#### DATA PROVIDED:

◇ ◇ ◇

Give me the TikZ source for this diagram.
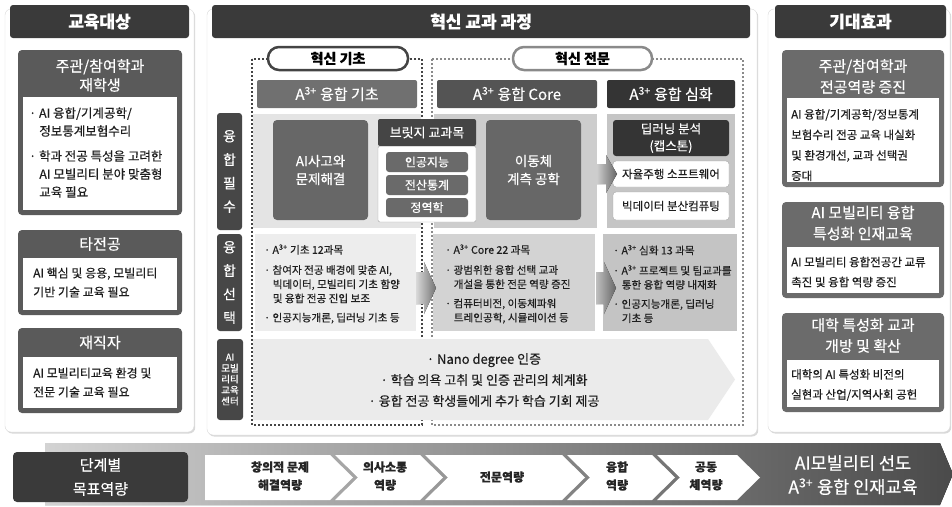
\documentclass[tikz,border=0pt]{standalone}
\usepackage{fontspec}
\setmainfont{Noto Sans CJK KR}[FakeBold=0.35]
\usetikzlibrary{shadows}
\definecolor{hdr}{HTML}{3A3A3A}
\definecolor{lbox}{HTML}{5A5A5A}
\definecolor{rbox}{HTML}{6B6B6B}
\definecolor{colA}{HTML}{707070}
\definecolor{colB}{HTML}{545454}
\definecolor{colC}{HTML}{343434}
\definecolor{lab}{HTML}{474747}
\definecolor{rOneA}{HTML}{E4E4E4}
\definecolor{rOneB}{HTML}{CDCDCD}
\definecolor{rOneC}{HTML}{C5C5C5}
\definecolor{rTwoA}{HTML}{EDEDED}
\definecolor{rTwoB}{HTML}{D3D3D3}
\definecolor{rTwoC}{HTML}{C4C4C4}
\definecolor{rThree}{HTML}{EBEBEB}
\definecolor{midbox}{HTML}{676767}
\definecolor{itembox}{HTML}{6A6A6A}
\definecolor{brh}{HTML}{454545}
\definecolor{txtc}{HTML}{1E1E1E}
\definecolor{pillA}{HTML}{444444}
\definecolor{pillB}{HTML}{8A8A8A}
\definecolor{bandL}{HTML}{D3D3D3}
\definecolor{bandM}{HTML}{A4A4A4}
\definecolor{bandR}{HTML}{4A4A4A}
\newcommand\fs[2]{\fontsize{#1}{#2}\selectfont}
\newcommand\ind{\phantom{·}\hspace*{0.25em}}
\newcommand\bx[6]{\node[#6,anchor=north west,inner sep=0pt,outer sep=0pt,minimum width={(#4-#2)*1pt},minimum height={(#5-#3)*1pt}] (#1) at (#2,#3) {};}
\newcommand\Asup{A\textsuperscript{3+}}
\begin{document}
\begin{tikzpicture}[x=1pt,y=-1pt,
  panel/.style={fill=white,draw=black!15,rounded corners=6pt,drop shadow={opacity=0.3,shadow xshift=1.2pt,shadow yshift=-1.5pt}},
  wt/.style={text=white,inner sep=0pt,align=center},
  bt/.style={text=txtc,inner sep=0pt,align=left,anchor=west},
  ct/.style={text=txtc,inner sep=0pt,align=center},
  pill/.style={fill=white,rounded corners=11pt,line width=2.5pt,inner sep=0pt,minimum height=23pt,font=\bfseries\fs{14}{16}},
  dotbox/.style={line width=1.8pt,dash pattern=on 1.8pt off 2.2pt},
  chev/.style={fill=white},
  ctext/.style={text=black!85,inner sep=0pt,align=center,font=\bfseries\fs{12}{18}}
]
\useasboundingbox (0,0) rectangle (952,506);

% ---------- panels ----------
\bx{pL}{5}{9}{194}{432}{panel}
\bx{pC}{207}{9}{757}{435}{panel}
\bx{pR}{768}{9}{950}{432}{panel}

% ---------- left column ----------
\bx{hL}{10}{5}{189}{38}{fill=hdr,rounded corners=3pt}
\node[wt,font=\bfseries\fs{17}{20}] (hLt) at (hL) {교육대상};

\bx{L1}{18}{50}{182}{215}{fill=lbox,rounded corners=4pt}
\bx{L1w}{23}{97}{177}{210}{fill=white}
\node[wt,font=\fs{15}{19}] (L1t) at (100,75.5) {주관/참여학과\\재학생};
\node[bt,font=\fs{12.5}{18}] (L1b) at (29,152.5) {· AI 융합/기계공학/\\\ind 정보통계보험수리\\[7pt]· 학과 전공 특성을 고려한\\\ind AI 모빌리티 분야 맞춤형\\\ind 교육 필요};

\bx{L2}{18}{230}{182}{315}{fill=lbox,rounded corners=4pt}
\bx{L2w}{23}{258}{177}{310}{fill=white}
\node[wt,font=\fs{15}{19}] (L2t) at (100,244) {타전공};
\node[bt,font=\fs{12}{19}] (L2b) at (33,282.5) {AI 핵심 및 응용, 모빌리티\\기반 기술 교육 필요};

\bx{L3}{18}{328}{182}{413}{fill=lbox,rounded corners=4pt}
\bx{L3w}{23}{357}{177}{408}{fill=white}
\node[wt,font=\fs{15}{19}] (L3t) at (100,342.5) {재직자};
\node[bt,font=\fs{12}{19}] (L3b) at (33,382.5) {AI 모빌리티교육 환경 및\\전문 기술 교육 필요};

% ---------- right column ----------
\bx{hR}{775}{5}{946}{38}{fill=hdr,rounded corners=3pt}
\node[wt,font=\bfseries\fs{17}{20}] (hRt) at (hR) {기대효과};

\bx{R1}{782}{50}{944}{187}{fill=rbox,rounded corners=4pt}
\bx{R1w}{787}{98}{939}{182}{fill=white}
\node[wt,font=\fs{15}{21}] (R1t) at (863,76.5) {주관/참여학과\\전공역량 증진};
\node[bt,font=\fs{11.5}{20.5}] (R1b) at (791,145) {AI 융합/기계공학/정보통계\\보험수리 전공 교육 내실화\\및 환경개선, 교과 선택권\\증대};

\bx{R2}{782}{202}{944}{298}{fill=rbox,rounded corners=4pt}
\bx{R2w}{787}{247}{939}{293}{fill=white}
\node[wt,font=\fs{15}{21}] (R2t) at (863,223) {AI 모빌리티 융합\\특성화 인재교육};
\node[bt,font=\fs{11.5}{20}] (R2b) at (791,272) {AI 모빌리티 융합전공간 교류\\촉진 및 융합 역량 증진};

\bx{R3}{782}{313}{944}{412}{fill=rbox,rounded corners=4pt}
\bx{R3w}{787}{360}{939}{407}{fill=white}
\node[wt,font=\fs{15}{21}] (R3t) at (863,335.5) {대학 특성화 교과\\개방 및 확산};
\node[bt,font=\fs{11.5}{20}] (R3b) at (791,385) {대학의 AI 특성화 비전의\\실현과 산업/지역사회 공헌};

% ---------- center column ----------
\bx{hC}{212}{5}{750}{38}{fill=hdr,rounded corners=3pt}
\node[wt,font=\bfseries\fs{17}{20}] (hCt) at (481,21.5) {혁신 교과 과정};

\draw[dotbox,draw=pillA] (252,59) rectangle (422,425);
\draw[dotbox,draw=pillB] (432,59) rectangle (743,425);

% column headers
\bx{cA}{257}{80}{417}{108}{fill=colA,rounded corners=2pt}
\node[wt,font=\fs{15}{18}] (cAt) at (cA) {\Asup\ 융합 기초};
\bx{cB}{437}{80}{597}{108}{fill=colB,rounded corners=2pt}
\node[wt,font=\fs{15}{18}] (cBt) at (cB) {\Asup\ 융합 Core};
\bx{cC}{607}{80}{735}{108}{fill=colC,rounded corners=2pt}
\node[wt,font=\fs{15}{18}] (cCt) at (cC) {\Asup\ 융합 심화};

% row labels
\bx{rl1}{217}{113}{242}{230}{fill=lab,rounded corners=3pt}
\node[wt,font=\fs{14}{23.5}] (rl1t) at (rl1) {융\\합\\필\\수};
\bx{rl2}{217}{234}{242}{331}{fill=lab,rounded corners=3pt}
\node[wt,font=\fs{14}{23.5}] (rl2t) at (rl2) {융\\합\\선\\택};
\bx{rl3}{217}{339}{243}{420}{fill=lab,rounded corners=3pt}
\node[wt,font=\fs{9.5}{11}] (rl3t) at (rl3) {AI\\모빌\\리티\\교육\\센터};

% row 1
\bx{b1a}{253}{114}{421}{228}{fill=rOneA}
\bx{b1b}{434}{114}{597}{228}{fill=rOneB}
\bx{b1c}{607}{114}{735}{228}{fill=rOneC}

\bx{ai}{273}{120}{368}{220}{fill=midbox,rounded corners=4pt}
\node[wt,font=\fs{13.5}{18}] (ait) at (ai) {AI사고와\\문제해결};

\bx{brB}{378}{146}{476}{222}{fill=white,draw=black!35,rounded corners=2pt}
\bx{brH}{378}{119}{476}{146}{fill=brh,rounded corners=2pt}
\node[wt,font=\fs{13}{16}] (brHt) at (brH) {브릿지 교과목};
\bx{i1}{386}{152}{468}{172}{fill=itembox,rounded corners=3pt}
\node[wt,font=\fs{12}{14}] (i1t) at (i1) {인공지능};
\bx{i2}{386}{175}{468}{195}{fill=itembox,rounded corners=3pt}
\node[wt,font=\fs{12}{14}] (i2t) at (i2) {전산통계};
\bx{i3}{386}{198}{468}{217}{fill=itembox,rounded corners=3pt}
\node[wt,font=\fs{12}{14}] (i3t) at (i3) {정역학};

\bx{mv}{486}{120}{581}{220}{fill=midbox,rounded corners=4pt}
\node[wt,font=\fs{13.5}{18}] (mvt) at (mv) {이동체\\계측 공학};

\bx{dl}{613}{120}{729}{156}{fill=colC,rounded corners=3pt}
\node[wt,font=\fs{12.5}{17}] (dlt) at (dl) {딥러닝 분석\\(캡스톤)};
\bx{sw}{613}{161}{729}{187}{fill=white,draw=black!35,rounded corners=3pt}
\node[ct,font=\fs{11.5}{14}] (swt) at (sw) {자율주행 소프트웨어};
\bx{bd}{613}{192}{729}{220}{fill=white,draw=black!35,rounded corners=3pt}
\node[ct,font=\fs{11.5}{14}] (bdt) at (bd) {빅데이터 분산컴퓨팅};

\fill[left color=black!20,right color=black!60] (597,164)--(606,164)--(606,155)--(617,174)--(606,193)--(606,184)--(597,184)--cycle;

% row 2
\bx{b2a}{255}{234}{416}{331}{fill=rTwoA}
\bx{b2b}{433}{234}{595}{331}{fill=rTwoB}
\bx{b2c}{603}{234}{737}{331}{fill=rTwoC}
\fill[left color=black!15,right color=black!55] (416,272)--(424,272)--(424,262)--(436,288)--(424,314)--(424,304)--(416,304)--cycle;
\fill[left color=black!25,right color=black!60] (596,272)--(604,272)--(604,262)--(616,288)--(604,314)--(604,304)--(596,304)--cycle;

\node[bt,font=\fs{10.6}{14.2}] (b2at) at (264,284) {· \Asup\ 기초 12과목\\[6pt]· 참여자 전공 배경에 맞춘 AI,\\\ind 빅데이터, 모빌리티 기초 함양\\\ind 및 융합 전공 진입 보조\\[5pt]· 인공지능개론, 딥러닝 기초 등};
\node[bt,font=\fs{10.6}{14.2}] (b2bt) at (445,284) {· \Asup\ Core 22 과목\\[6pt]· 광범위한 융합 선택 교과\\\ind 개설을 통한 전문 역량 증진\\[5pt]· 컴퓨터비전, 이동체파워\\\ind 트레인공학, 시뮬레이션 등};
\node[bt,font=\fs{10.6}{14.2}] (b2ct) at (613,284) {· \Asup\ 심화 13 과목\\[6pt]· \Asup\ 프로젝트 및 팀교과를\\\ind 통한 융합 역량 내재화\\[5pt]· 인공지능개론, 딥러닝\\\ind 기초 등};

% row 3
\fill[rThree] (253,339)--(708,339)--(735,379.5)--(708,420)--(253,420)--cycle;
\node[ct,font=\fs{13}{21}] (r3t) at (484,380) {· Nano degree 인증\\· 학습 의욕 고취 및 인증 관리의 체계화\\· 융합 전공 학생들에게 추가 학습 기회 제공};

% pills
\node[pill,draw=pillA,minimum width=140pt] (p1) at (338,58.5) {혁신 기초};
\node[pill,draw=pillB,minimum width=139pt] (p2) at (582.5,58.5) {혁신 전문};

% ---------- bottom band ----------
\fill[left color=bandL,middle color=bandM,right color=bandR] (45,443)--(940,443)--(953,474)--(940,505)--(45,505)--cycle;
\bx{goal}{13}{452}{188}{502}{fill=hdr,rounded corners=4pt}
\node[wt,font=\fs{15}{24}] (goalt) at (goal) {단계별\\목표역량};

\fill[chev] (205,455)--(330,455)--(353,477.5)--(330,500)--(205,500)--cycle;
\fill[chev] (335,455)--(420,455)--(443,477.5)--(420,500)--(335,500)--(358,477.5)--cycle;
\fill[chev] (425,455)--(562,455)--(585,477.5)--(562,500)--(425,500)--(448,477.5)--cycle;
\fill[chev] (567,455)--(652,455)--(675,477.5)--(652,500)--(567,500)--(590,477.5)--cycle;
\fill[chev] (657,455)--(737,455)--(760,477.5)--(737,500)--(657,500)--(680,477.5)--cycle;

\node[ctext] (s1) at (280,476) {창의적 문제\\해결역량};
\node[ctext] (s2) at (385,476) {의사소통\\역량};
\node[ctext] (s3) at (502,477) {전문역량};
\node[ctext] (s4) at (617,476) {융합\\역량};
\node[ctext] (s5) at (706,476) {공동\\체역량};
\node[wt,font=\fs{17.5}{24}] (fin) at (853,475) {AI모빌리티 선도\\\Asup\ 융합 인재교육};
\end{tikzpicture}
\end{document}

◇ ◇ ◇

#### GIVEN EXERCISE:
Reproduce the data above word for word from its first line through the line that holds "(hLt) at (hL)", both ends included; skip pictures.

#### THE REPLY:
Give me the TikZ source for this diagram.
\documentclass[tikz,border=0pt]{standalone}
\usepackage{fontspec}
\setmainfont{Noto Sans CJK KR}[FakeBold=0.35]
\usetikzlibrary{shadows}
\definecolor{hdr}{HTML}{3A3A3A}
\definecolor{lbox}{HTML}{5A5A5A}
\definecolor{rbox}{HTML}{6B6B6B}
\definecolor{colA}{HTML}{707070}
\definecolor{colB}{HTML}{545454}
\definecolor{colC}{HTML}{343434}
\definecolor{lab}{HTML}{474747}
\definecolor{rOneA}{HTML}{E4E4E4}
\definecolor{rOneB}{HTML}{CDCDCD}
\definecolor{rOneC}{HTML}{C5C5C5}
\definecolor{rTwoA}{HTML}{EDEDED}
\definecolor{rTwoB}{HTML}{D3D3D3}
\definecolor{rTwoC}{HTML}{C4C4C4}
\definecolor{rThree}{HTML}{EBEBEB}
\definecolor{midbox}{HTML}{676767}
\definecolor{itembox}{HTML}{6A6A6A}
\definecolor{brh}{HTML}{454545}
\definecolor{txtc}{HTML}{1E1E1E}
\definecolor{pillA}{HTML}{444444}
\definecolor{pillB}{HTML}{8A8A8A}
\definecolor{bandL}{HTML}{D3D3D3}
\definecolor{bandM}{HTML}{A4A4A4}
\definecolor{bandR}{HTML}{4A4A4A}
\newcommand\fs[2]{\fontsize{#1}{#2}\selectfont}
\newcommand\ind{\phantom{·}\hspace*{0.25em}}
\newcommand\bx[6]{\node[#6,anchor=north west,inner sep=0pt,outer sep=0pt,minimum width={(#4-#2)*1pt},minimum height={(#5-#3)*1pt}] (#1) at (#2,#3) {};}
\newcommand\Asup{A\textsuperscript{3+}}
\begin{document}
\begin{tikzpicture}[x=1pt,y=-1pt,
  panel/.style={fill=white,draw=black!15,rounded corners=6pt,drop shadow={opacity=0.3,shadow xshift=1.2pt,shadow yshift=-1.5pt}},
  wt/.style={text=white,inner sep=0pt,align=center},
  bt/.style={text=txtc,inner sep=0pt,align=left,anchor=west},
  ct/.style={text=txtc,inner sep=0pt,align=center},
  pill/.style={fill=white,rounded corners=11pt,line width=2.5pt,inner sep=0pt,minimum height=23pt,font=\bfseries\fs{14}{16}},
  dotbox/.style={line width=1.8pt,dash pattern=on 1.8pt off 2.2pt},
  chev/.style={fill=white},
  ctext/.style={text=black!85,inner sep=0pt,align=center,font=\bfseries\fs{12}{18}}
]
\useasboundingbox (0,0) rectangle (952,506);

% ---------- panels ----------
\bx{pL}{5}{9}{194}{432}{panel}
\bx{pC}{207}{9}{757}{435}{panel}
\bx{pR}{768}{9}{950}{432}{panel}

% ---------- left column ----------
\bx{hL}{10}{5}{189}{38}{fill=hdr,rounded corners=3pt}
\node[wt,font=\bfseries\fs{17}{20}] (hLt) at (hL) {교육대상};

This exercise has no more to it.